• [Work required]
Begin with the first line of the material and copy each line word for word through the line that contains "const TOP_TICKS = [0, 100, 200, 300, 400, 500, 600, 700];"; the pictures are left out.

★ ★ ★

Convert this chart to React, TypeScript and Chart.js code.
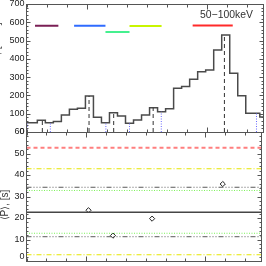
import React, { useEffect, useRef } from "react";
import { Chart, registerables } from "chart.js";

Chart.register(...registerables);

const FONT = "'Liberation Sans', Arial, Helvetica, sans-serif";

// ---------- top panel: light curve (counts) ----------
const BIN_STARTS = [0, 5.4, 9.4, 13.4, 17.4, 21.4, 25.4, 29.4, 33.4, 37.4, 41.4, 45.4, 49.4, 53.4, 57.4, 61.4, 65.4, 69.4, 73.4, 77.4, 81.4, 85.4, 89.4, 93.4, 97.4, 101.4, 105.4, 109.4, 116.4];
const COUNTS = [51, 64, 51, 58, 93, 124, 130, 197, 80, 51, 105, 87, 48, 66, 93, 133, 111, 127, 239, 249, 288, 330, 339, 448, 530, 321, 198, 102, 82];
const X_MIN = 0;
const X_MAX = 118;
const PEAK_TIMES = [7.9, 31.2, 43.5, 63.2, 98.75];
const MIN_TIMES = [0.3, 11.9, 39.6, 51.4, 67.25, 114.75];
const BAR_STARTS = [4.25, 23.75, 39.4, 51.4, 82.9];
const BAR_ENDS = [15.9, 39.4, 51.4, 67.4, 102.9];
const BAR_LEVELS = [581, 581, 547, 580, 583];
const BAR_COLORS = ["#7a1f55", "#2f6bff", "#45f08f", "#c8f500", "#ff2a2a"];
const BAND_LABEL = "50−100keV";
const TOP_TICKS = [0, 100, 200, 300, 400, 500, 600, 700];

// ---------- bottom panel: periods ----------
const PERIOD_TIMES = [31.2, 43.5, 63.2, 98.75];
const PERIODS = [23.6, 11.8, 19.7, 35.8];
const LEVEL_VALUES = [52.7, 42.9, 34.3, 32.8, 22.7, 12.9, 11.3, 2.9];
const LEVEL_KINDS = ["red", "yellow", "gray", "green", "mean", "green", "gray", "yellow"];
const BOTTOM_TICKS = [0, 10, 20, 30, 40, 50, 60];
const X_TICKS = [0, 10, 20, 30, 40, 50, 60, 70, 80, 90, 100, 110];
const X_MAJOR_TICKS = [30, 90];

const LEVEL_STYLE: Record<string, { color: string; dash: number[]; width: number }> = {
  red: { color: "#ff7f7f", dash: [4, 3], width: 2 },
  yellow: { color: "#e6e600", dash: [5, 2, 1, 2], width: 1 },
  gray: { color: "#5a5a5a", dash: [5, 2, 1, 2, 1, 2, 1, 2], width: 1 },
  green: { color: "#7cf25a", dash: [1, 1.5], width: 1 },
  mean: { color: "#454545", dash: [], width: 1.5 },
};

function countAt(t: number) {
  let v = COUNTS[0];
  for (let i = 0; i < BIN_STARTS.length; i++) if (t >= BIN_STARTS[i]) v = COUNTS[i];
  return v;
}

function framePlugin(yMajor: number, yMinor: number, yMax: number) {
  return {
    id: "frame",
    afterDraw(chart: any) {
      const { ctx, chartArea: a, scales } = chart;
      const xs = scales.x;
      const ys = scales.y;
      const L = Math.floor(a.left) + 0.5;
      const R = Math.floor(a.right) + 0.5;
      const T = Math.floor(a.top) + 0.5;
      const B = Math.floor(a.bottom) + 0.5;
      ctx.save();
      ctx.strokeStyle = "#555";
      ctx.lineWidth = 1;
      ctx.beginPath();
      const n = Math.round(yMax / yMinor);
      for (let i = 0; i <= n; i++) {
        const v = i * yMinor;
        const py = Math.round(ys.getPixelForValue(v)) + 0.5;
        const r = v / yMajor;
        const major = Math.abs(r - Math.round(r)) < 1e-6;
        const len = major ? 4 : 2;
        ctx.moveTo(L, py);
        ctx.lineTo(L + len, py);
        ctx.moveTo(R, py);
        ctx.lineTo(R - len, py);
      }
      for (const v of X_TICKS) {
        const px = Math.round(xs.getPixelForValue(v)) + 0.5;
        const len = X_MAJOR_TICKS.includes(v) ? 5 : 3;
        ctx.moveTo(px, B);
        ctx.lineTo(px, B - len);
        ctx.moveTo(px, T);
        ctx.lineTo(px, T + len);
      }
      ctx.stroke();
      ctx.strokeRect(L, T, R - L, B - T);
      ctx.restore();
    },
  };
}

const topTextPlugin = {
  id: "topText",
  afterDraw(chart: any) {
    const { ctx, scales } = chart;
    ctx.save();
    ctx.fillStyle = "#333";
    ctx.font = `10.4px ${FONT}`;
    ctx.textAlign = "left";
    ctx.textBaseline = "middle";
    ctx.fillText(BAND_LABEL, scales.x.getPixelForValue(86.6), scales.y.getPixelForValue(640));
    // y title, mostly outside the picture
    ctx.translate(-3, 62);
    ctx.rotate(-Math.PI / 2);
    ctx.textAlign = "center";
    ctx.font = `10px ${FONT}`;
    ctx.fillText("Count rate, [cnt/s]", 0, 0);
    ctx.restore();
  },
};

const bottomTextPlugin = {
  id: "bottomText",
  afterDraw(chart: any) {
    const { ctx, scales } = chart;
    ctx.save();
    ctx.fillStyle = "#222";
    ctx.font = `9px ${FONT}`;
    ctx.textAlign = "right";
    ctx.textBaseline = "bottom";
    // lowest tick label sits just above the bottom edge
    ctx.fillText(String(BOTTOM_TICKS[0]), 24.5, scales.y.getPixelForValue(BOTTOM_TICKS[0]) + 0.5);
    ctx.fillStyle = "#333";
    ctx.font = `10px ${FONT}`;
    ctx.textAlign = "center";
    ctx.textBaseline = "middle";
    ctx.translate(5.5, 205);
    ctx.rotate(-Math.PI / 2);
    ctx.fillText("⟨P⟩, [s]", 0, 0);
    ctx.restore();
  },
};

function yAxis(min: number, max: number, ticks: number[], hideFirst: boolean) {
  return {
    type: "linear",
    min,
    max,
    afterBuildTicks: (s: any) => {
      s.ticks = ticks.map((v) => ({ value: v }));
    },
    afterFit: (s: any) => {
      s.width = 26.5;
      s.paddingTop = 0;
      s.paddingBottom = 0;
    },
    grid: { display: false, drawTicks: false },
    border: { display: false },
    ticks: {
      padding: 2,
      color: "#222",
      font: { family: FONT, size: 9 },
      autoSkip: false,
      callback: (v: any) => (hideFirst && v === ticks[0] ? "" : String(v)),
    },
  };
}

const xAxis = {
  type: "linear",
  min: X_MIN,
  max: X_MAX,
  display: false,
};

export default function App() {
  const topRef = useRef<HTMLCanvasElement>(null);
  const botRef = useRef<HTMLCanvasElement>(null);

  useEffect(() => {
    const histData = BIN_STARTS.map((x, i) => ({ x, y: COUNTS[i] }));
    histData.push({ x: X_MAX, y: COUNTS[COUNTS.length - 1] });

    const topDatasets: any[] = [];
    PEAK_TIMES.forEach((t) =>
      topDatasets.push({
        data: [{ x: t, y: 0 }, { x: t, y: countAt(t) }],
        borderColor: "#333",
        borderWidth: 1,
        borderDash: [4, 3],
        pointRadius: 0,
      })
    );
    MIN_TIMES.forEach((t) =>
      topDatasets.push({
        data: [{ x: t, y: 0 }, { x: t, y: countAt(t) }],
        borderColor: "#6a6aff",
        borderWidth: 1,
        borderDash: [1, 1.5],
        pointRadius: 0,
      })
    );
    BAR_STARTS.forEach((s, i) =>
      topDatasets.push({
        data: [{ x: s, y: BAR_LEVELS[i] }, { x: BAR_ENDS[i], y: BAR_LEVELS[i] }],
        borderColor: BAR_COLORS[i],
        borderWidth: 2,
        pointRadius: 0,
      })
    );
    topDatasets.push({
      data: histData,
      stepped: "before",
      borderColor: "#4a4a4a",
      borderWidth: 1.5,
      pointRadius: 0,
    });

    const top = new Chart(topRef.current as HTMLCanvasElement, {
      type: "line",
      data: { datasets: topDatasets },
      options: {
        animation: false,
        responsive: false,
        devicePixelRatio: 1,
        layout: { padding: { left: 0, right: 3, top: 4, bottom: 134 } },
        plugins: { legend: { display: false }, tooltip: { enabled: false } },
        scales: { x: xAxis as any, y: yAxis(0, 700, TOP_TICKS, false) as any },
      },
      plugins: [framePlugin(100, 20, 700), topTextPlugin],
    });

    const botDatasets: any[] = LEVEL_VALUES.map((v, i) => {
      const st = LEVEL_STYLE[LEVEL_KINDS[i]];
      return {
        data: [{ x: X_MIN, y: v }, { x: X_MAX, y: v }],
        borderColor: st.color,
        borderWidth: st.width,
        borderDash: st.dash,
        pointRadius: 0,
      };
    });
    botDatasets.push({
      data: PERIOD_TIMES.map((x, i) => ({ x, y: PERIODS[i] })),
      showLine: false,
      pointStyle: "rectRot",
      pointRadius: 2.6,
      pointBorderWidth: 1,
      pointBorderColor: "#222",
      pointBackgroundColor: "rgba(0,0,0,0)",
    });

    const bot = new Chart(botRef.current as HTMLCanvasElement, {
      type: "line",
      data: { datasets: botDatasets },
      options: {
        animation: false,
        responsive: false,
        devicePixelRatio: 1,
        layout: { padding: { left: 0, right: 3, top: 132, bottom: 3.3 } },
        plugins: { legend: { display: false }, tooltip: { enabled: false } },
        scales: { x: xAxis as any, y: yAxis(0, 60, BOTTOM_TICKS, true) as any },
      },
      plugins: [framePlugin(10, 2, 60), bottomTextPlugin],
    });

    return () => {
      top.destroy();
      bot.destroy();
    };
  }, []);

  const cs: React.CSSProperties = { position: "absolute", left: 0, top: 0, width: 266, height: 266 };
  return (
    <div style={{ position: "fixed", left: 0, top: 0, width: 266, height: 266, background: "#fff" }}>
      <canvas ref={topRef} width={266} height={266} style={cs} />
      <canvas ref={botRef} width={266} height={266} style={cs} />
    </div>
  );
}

★ ★ ★

• [Problem solution]
Convert this chart to React, TypeScript and Chart.js code.
import React, { useEffect, useRef } from "react";
import { Chart, registerables } from "chart.js";

Chart.register(...registerables);

const FONT = "'Liberation Sans', Arial, Helvetica, sans-serif";

// ---------- top panel: light curve (counts) ----------
const BIN_STARTS = [0, 5.4, 9.4, 13.4, 17.4, 21.4, 25.4, 29.4, 33.4, 37.4, 41.4, 45.4, 49.4, 53.4, 57.4, 61.4, 65.4, 69.4, 73.4, 77.4, 81.4, 85.4, 89.4, 93.4, 97.4, 101.4, 105.4, 109.4, 116.4];
const COUNTS = [51, 64, 51, 58, 93, 124, 130, 197, 80, 51, 105, 87, 48, 66, 93, 133, 111, 127, 239, 249, 288, 330, 339, 448, 530, 321, 198, 102, 82];
const X_MIN = 0;
const X_MAX = 118;
const PEAK_TIMES = [7.9, 31.2, 43.5, 63.2, 98.75];
const MIN_TIMES = [0.3, 11.9, 39.6, 51.4, 67.25, 114.75];
const BAR_STARTS = [4.25, 23.75, 39.4, 51.4, 82.9];
const BAR_ENDS = [15.9, 39.4, 51.4, 67.4, 102.9];
const BAR_LEVELS = [581, 581, 547, 580, 583];
const BAR_COLORS = ["#7a1f55", "#2f6bff", "#45f08f", "#c8f500", "#ff2a2a"];
const BAND_LABEL = "50−100keV";
const TOP_TICKS = [0, 100, 200, 300, 400, 500, 600, 700];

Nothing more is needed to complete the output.